Senator Sir JOSIAHSYMON (South Australia) [4.10]. - I think it well to point out that this provision would impose an annual infliction upon the unfortunate taxpayer. It is not as if an inquiry were proposed when the system comes first into operation. A taxpayer would under this provision be required annually to satisfy the Commissioner that he is a resident of Australia. Every commercial traveller who happened before 30th June in each year---

Senator de Largie - This is not a Bill to tax commercial travellers.

Senator Sir JOSIAH SYMON - Does the honorable senator think that a commercial traveller might not be a land-owner, or is it proposed that commercial travellers shall be forbidden to be land-owners ?

Senator Lt Colonel Sir Albert Gould - Or that they should escape taxation?

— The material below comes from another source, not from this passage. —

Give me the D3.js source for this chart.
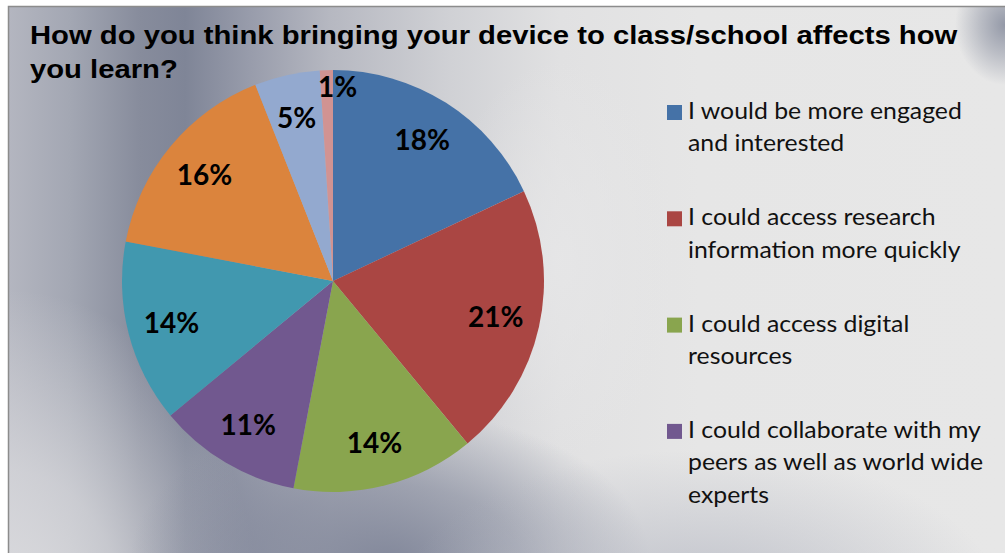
<!DOCTYPE html>
<html>
<head>
<meta charset="utf-8">
<script src="https://cdn.jsdelivr.net/npm/d3@7"></script>
<style>
  html, body { margin: 0; padding: 0; background: #ffffff; }
  svg { display: block; }
</style>
</head>
<body>
<svg id="chart" width="1005" height="553"></svg>
<script>
// Survey answers: share of responses per option (percent)
const sliceValues = [18, 21, 14, 11, 14, 16, 5, 1];
const sliceColors = ["#4572a7", "#aa4643", "#89a54e", "#71588f", "#4198af", "#db843d", "#93a9cf", "#d19392"];
// Legend entries (the legend box only has room for the first four options)
const legendLabels = [
  ["I would be more engaged", "and interested"],
  ["I could access research", "information more quickly"],
  ["I could access digital", "resources"],
  ["I could collaborate with my", "peers as well as world wide", "experts"]
];
const titleLines = [
  "How do you think bringing your device to class/school affects how",
  "you learn?"
];

const svg = d3.select("#chart");
const frame = { x: 8.5, y: 6.5, w: 1000, h: 550 };

const defs = svg.append("defs");
defs.append("clipPath").attr("id", "frameClip")
  .append("rect").attr("x", frame.x).attr("y", frame.y).attr("width", frame.w).attr("height", frame.h);

// Horizontal base shading of the chart area
const baseGrad = defs.append("linearGradient").attr("id", "baseGrad")
  .attr("gradientUnits", "userSpaceOnUse").attr("x1", 8).attr("x2", 1005).attr("y1", 0).attr("y2", 0);
[[8, "#b4b6c0"], [70, "#a3a7b3"], [140, "#878c9c"], [185, "#7f8597"], [250, "#989cab"],
 [330, "#b6b8c1"], [450, "#d0d1d5"], [560, "#e1e1e2"], [700, "#e6e6e6"], [1005, "#e7e7e7"]]
  .forEach(([x, c]) => baseGrad.append("stop").attr("offset", (x - 8) / 997).attr("stop-color", c));

function radial(id, color, stops) {
  const g = defs.append("radialGradient").attr("id", id);
  stops.forEach(([o, a]) => g.append("stop").attr("offset", o).attr("stop-color", color).attr("stop-opacity", a));
}
radial("lightLeft", "#dcdcdf", [[0, 1], [0.45, 0.7], [1, 0]]);
radial("darkBottom", "#7c8296", [[0, 0.9], [0.5, 0.55], [1, 0]]);
radial("greyRight", "#b4b7c2", [[0, 0.8], [1, 0]]);
radial("darkCorner", "#858b9c", [[0, 0.85], [0.5, 0.45], [1, 0]]);
radial("lightMid", "#e6e6e7", [[0, 0.9], [1, 0]]);

const bg = svg.append("g").attr("clip-path", "url(#frameClip)");
bg.append("rect").attr("x", frame.x).attr("y", frame.y).attr("width", frame.w).attr("height", frame.h)
  .attr("fill", "url(#baseGrad)");
bg.append("ellipse").attr("cx", 10).attr("cy", 620).attr("rx", 250).attr("ry", 330).attr("fill", "url(#lightLeft)");
bg.append("ellipse").attr("cx", 560).attr("cy", 260).attr("rx", 120).attr("ry", 200).attr("fill", "url(#lightMid)");
bg.append("ellipse").attr("cx", 390).attr("cy", 560).attr("rx", 260).attr("ry", 150).attr("fill", "url(#darkBottom)");
bg.append("ellipse").attr("cx", 700).attr("cy", 600).attr("rx", 300).attr("ry", 150).attr("fill", "url(#greyRight)");
bg.append("ellipse").attr("cx", 1005).attr("cy", 25).attr("rx", 50).attr("ry", 60).attr("fill", "url(#darkCorner)");

// Frame border
svg.append("rect").attr("x", frame.x).attr("y", frame.y).attr("width", frame.w).attr("height", frame.h)
  .attr("fill", "none").attr("stroke", "#8c8c8c").attr("stroke-width", 1.5);

// Title, stretched horizontally to its full run width
const title = svg.append("g");
const titleText = title.append("text")
  .attr("font-family", "'Liberation Sans', Arial, sans-serif")
  .attr("font-weight", "bold").attr("font-size", 25).attr("fill", "#000");
titleText.selectAll("tspan").data(titleLines).join("tspan")
  .attr("x", 0).attr("y", (d, i) => 44 + i * 34).text(d => d);
const titleW = titleText.select("tspan").node().getComputedTextLength();
title.attr("transform", `translate(30,0) scale(${928 / titleW},1)`);

// Pie
const cx = 333, cy = 281, R = 211;
const pie = d3.pie().sort(null).value(d => d);
const arcs = pie(sliceValues);
const arc = d3.arc().innerRadius(0).outerRadius(R);
const g = svg.append("g").attr("transform", `translate(${cx},${cy})`);
g.selectAll("path").data(arcs).join("path")
  .attr("d", arc).attr("fill", (d, i) => sliceColors[i]);

// Data labels: inside the slice, small slices pushed toward the rim
const labelArc = d3.arc().innerRadius(R * 0.79).outerRadius(R * 0.79);
const rimArc = d3.arc().innerRadius(R * 0.92).outerRadius(R * 0.92);
g.selectAll("text.lbl").data(arcs).join("text")
  .attr("class", "lbl")
  .attr("font-family", "Lato, 'Open Sans', sans-serif")
  .attr("font-weight", "bold").attr("font-size", 28).attr("fill", "#000")
  .attr("text-anchor", d => d.data < 2 ? "start" : "middle")
  .attr("transform", d => `translate(${(d.data < 2 ? rimArc : labelArc).centroid(d)})`)
  .attr("dx", d => d.data < 2 ? -9 : 0)
  .attr("dy", "0.36em")
  .text(d => d.data + "%");

// Legend
const legend = svg.append("g");
const item = legend.selectAll("g").data(legendLabels).join("g")
  .attr("transform", (d, i) => `translate(667,${119 + i * 106.3})`);
item.append("rect").attr("x", 0).attr("y", -14).attr("width", 15).attr("height", 15)
  .attr("fill", (d, i) => sliceColors[i]);
const legendText = item.append("g").attr("transform", "translate(21,0)")
  .append("text")
  .attr("font-family", "Lato, 'Open Sans', sans-serif")
  .attr("font-size", 23).attr("fill", "#111");
legendText.selectAll("tspan").data(d => d).join("tspan")
  .attr("x", 0).attr("y", (d, i) => i * 32.5).text(d => d);
const firstW = legendText.node().querySelector("tspan").getComputedTextLength();
const sx = 274 / firstW;
item.select("g").attr("transform", `translate(21,0) scale(${sx},1)`);
</script>
</body>
</html>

Senator Sir JOSIAH SYMON - To carry out Senator de Largie's idea it might be well to add a proviso that no commercial traveller shall be deemed to be an absentee. Assuming, as a matter of grace and favour, that he is permitted to own a bit of land, I do not suppose the Government believe that he should be penalized, brought under the ban of an absentee and taxed more than a resident, and should be obliged once every year - personally, I think, but whether by representative or personally is immaterial - to appear before the Commissioner and undergo an examination as to the time he was absent from Australia, and satisfy the Commissioner that he still wishes to have the honour of being considered a resident of Australia. The thing seems preposterous. The object of the clause is to declare that every one who is not a resident of Australia is an absentee, and to throw upon the persons covered by paragraphs a and b the onus of satisfying the Commissioner that they are residents of Australia. If this were to be done once and for all it would not be so bad, but under the Bill as it stands it will have to be done every year. The simple remedy is to insert the word " continuously." It is not altogether reasonable to provide that a person who has been continuously absent for six months shall be regarded as an absentee. But it is less reasonable to say that a man who may be absent for a week or two at a time, but for six months in all, out of a period of twelve months, shall be regarded as an absentee unless he satisfies the Commissioner that he is a resident of Australia. As honorable senators on this side have said, it will not be a mere matter of form to satisfy the Commissioner, who will have judicial functions to perform. If we insert the word " continuously " we shall have a definite period of absence imposing upon the land-owner the obligation to satisfy the Commissioner that he is a resident of Australia. Unless some such amendment is made in the clause, an amending Bill will have to be introduced before very long, because I hope the selfrespect of people who must be absent occasionally from the Commonwealth will be so much shocked by this provision that it will lead to a kind of revolt. A system of taxation which in itself is oppressive and inquisitorial should not be made more so, and the convenience of the taxpayer should be considered more than it appears to be by this provision.